Transcribe the whole listing below without changing a word, but leave out every image.

• COLLECTED DATA:

** start **

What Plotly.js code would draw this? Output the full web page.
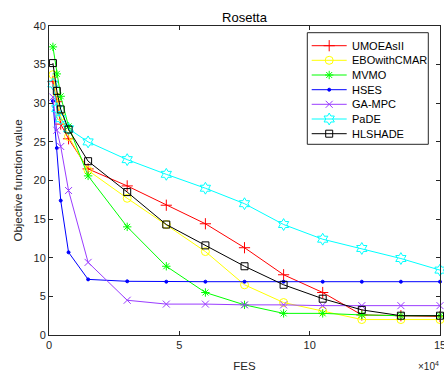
<!DOCTYPE html>
<html>
<head>
<meta charset="utf-8">
<script src="https://cdn.plot.ly/plotly-3.0.1.min.js"></script>
<style>
  html, body { margin: 0; padding: 0; background: #fff; }
  #chart { width: 444px; height: 379px; }
</style>
</head>
<body>
<div id="chart"></div>
<script>
// Function evaluations at which the best objective value was recorded
const fes = [1500, 3000, 4500, 7500, 15000, 30000, 45000, 60000, 75000, 90000, 105000, 120000, 135000, 150000];

// Best objective function value per algorithm
const umoeasii   = [32.8, 30.2, 27.3, 25.4, 21.5, 19.3, 16.8, 14.4, 11.3, 7.8, 5.5, 2.6, 2.5, 2.4];
const ebowithcmar = [33.7, 30.8, 28.3, 25.7, 21.3, 17.7, 14.3, 10.8, 6.5, 4.2, 3.1, 2.0, 2.0, 2.0];
const mvmo       = [37.3, 33.8, 30.9, 27.0, 20.6, 14.0, 8.9, 5.5, 3.9, 2.8, 2.8, 2.6, 2.5, 2.5];
const hses       = [30.3, 24.2, 17.4, 10.7, 7.2, 6.95, 6.9, 6.9, 6.9, 6.9, 6.9, 6.9, 6.9, 6.9];
const gampc      = [30.8, 26.5, 24.4, 18.7, 9.4, 4.5, 4.0, 4.0, 3.9, 3.9, 3.8, 3.8, 3.8, 3.8];
const pade       = [32.5, 29.3, 28.0, 26.7, 25.0, 22.7, 20.8, 19.0, 17.0, 14.3, 12.4, 11.2, 9.9, 8.4];
const hlshade    = [35.2, 31.6, 29.2, 26.6, 22.5, 18.5, 14.3, 11.6, 8.9, 6.5, 4.7, 3.25, 2.5, 2.5];

const names = ['UMOEAsII', 'EBOwithCMAR', 'MVMO', 'HSES', 'GA-MPC', 'PaDE', 'HLSHADE'];
const series = [umoeasii, ebowithcmar, mvmo, hses, gampc, pade, hlshade];

const xTickVals = [0, 50000, 100000, 150000];
const xTickText = ['0', '5', '10', '15'];
const yTickVals = [0, 5, 10, 15, 20, 25, 30, 35, 40];

const FONT = 'Liberation Sans, Arial, sans-serif';

// Styles: colour, marker symbol, marker size
const styles = [
  { color: '#ff0000', symbol: 'cross-thin-open', size: 8 },
  { color: '#ffff00', symbol: 'circle-open', size: 8 },
  { color: '#00ff00', symbol: 'asterisk-open', size: 7 },
  { color: '#0000ff', symbol: 'circle', size: 3 },
  { color: '#9a3cff', symbol: 'x-thin-open', size: 7 },
  { color: '#00ffff', symbol: 'hexagram-open', size: 9 },
  { color: '#000000', symbol: 'square-open', size: 7 }
];

const traces = [];
series.forEach((ys, i) => {
  const s = styles[i];
  traces.push({
    type: 'scatter', mode: 'lines+markers', name: names[i],
    x: fes, y: ys,
    line: { color: s.color, width: 1 },
    marker: { symbol: s.symbol, size: s.size, color: s.color, line: { color: s.color, width: 1 } },
    showlegend: false, cliponaxis: false
  });
});

// Legend drawn on an overlay axis measured in pixels from the plot's top-left corner
const legRowY = [19.7, 34.3, 49, 63.7, 78.3, 93, 107.7];
const legLineX0 = 262.7, legLineX1 = 297.7, legMarkX = 280.2, legTextX = 301;
const annotations = [];
names.forEach((n, i) => {
  const s = styles[i];
  traces.push({
    type: 'scatter', mode: 'lines', xaxis: 'x2', yaxis: 'y2',
    x: [legLineX0, legLineX1], y: [legRowY[i], legRowY[i]],
    line: { color: s.color, width: 1 }, showlegend: false, hoverinfo: 'skip'
  });
  traces.push({
    type: 'scatter', mode: 'markers', xaxis: 'x2', yaxis: 'y2',
    x: [legMarkX], y: [legRowY[i]],
    marker: { symbol: s.symbol, size: s.size, color: s.color, line: { color: s.color, width: 1 } },
    showlegend: false, hoverinfo: 'skip'
  });
  annotations.push({
    xref: 'x2', yref: 'y2', x: legTextX, y: legRowY[i], text: n,
    showarrow: false, xanchor: 'left', yanchor: 'middle',
    font: { family: FONT, size: 11, color: '#000' }
  });
});

// Exponent note for the FES axis, below the right end of the axis
annotations.push({
  xref: 'paper', yref: 'paper', x: 1, y: 0, xanchor: 'right', yanchor: 'middle',
  yshift: -31, xshift: 1,
  text: '×10<sup>4</sup>', showarrow: false,
  font: { family: FONT, size: 10, color: '#262626' }
});

const axisCommon = {
  showline: true, mirror: 'ticks', linecolor: '#262626', linewidth: 1,
  ticks: 'inside', ticklen: 4, tickcolor: '#262626', tickwidth: 1,
  showgrid: false, zeroline: false, ticklabeloverflow: 'allow',
  tickfont: { family: FONT, size: 11, color: '#262626' }
};

const layout = {
  width: 444, height: 379,
  margin: { l: 49, r: 4, t: 26, b: 44 },
  paper_bgcolor: '#ffffff', plot_bgcolor: '#ffffff',
  showlegend: false,
  title: {
    text: 'Rosetta', x: 0.5, xref: 'paper', y: 1, yref: 'paper', yanchor: 'bottom', pad: { b: 4 },
    font: { family: FONT, size: 13, color: '#000' }
  },
  xaxis: Object.assign({}, axisCommon, {
    range: [0, 150000], tickvals: xTickVals, ticktext: xTickText,
    title: { text: 'FES', standoff: 11, font: { family: FONT, size: 11.5, color: '#262626' } }
  }),
  yaxis: Object.assign({}, axisCommon, {
    range: [0, 40], tickvals: yTickVals,
    title: { text: 'Objective function value', standoff: 8, font: { family: FONT, size: 11.5, color: '#262626' } }
  }),
  xaxis2: { overlaying: 'x', range: [0, 391], visible: false, fixedrange: true },
  yaxis2: { overlaying: 'y', range: [309, 0], visible: false, fixedrange: true },
  shapes: [{
    type: 'rect', xref: 'x2', yref: 'y2', x0: 258.3, x1: 379.3, y0: 6.7, y1: 118.3,
    line: { color: '#262626', width: 1 }, fillcolor: '#ffffff', layer: 'below'
  }],
  annotations: annotations
};

Plotly.newPlot('chart', traces, layout, { staticPlot: true, displayModeBar: false });
</script>
</body>
</html>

** end **

• RESPONSE:
What Plotly.js code would draw this? Output the full web page.
<!DOCTYPE html>
<html>
<head>
<meta charset="utf-8">
<script src="https://cdn.plot.ly/plotly-3.0.1.min.js"></script>
<style>
  html, body { margin: 0; padding: 0; background: #fff; }
  #chart { width: 444px; height: 379px; }
</style>
</head>
<body>
<div id="chart"></div>
<script>
// Function evaluations at which the best objective value was recorded
const fes = [1500, 3000, 4500, 7500, 15000, 30000, 45000, 60000, 75000, 90000, 105000, 120000, 135000, 150000];

// Best objective function value per algorithm
const umoeasii   = [32.8, 30.2, 27.3, 25.4, 21.5, 19.3, 16.8, 14.4, 11.3, 7.8, 5.5, 2.6, 2.5, 2.4];
const ebowithcmar = [33.7, 30.8, 28.3, 25.7, 21.3, 17.7, 14.3, 10.8, 6.5, 4.2, 3.1, 2.0, 2.0, 2.0];
const mvmo       = [37.3, 33.8, 30.9, 27.0, 20.6, 14.0, 8.9, 5.5, 3.9, 2.8, 2.8, 2.6, 2.5, 2.5];
const hses       = [30.3, 24.2, 17.4, 10.7, 7.2, 6.95, 6.9, 6.9, 6.9, 6.9, 6.9, 6.9, 6.9, 6.9];
const gampc      = [30.8, 26.5, 24.4, 18.7, 9.4, 4.5, 4.0, 4.0, 3.9, 3.9, 3.8, 3.8, 3.8, 3.8];
const pade       = [32.5, 29.3, 28.0, 26.7, 25.0, 22.7, 20.8, 19.0, 17.0, 14.3, 12.4, 11.2, 9.9, 8.4];
const hlshade    = [35.2, 31.6, 29.2, 26.6, 22.5, 18.5, 14.3, 11.6, 8.9, 6.5, 4.7, 3.25, 2.5, 2.5];

const names = ['UMOEAsII', 'EBOwithCMAR', 'MVMO', 'HSES', 'GA-MPC', 'PaDE', 'HLSHADE'];
const series = [umoeasii, ebowithcmar, mvmo, hses, gampc, pade, hlshade];

const xTickVals = [0, 50000, 100000, 150000];
const xTickText = ['0', '5', '10', '15'];
const yTickVals = [0, 5, 10, 15, 20, 25, 30, 35, 40];

const FONT = 'Liberation Sans, Arial, sans-serif';

// Styles: colour, marker symbol, marker size
const styles = [
  { color: '#ff0000', symbol: 'cross-thin-open', size: 8 },
  { color: '#ffff00', symbol: 'circle-open', size: 8 },
  { color: '#00ff00', symbol: 'asterisk-open', size: 7 },
  { color: '#0000ff', symbol: 'circle', size: 3 },
  { color: '#9a3cff', symbol: 'x-thin-open', size: 7 },
  { color: '#00ffff', symbol: 'hexagram-open', size: 9 },
  { color: '#000000', symbol: 'square-open', size: 7 }
];

const traces = [];
series.forEach((ys, i) => {
  const s = styles[i];
  traces.push({
    type: 'scatter', mode: 'lines+markers', name: names[i],
    x: fes, y: ys,
    line: { color: s.color, width: 1 },
    marker: { symbol: s.symbol, size: s.size, color: s.color, line: { color: s.color, width: 1 } },
    showlegend: false, cliponaxis: false
  });
});

// Legend drawn on an overlay axis measured in pixels from the plot's top-left corner
const legRowY = [19.7, 34.3, 49, 63.7, 78.3, 93, 107.7];
const legLineX0 = 262.7, legLineX1 = 297.7, legMarkX = 280.2, legTextX = 301;
const annotations = [];
names.forEach((n, i) => {
  const s = styles[i];
  traces.push({
    type: 'scatter', mode: 'lines', xaxis: 'x2', yaxis: 'y2',
    x: [legLineX0, legLineX1], y: [legRowY[i], legRowY[i]],
    line: { color: s.color, width: 1 }, showlegend: false, hoverinfo: 'skip'
  });
  traces.push({
    type: 'scatter', mode: 'markers', xaxis: 'x2', yaxis: 'y2',
    x: [legMarkX], y: [legRowY[i]],
    marker: { symbol: s.symbol, size: s.size, color: s.color, line: { color: s.color, width: 1 } },
    showlegend: false, hoverinfo: 'skip'
  });
  annotations.push({
    xref: 'x2', yref: 'y2', x: legTextX, y: legRowY[i], text: n,
    showarrow: false, xanchor: 'left', yanchor: 'middle',
    font: { family: FONT, size: 11, color: '#000' }
  });
});

// Exponent note for the FES axis, below the right end of the axis
annotations.push({
  xref: 'paper', yref: 'paper', x: 1, y: 0, xanchor: 'right', yanchor: 'middle',
  yshift: -31, xshift: 1,
  text: '×10<sup>4</sup>', showarrow: false,
  font: { family: FONT, size: 10, color: '#262626' }
});

const axisCommon = {
  showline: true, mirror: 'ticks', linecolor: '#262626', linewidth: 1,
  ticks: 'inside', ticklen: 4, tickcolor: '#262626', tickwidth: 1,
  showgrid: false, zeroline: false, ticklabeloverflow: 'allow',
  tickfont: { family: FONT, size: 11, color: '#262626' }
};

const layout = {
  width: 444, height: 379,
  margin: { l: 49, r: 4, t: 26, b: 44 },
  paper_bgcolor: '#ffffff', plot_bgcolor: '#ffffff',
  showlegend: false,
  title: {
    text: 'Rosetta', x: 0.5, xref: 'paper', y: 1, yref: 'paper', yanchor: 'bottom', pad: { b: 4 },
    font: { family: FONT, size: 13, color: '#000' }
  },
  xaxis: Object.assign({}, axisCommon, {
    range: [0, 150000], tickvals: xTickVals, ticktext: xTickText,
    title: { text: 'FES', standoff: 11, font: { family: FONT, size: 11.5, color: '#262626' } }
  }),
  yaxis: Object.assign({}, axisCommon, {
    range: [0, 40], tickvals: yTickVals,
    title: { text: 'Objective function value', standoff: 8, font: { family: FONT, size: 11.5, color: '#262626' } }
  }),
  xaxis2: { overlaying: 'x', range: [0, 391], visible: false, fixedrange: true },
  yaxis2: { overlaying: 'y', range: [309, 0], visible: false, fixedrange: true },
  shapes: [{
    type: 'rect', xref: 'x2', yref: 'y2', x0: 258.3, x1: 379.3, y0: 6.7, y1: 118.3,
    line: { color: '#262626', width: 1 }, fillcolor: '#ffffff', layer: 'below'
  }],
  annotations: annotations
};

Plotly.newPlot('chart', traces, layout, { staticPlot: true, displayModeBar: false });
</script>
</body>
</html>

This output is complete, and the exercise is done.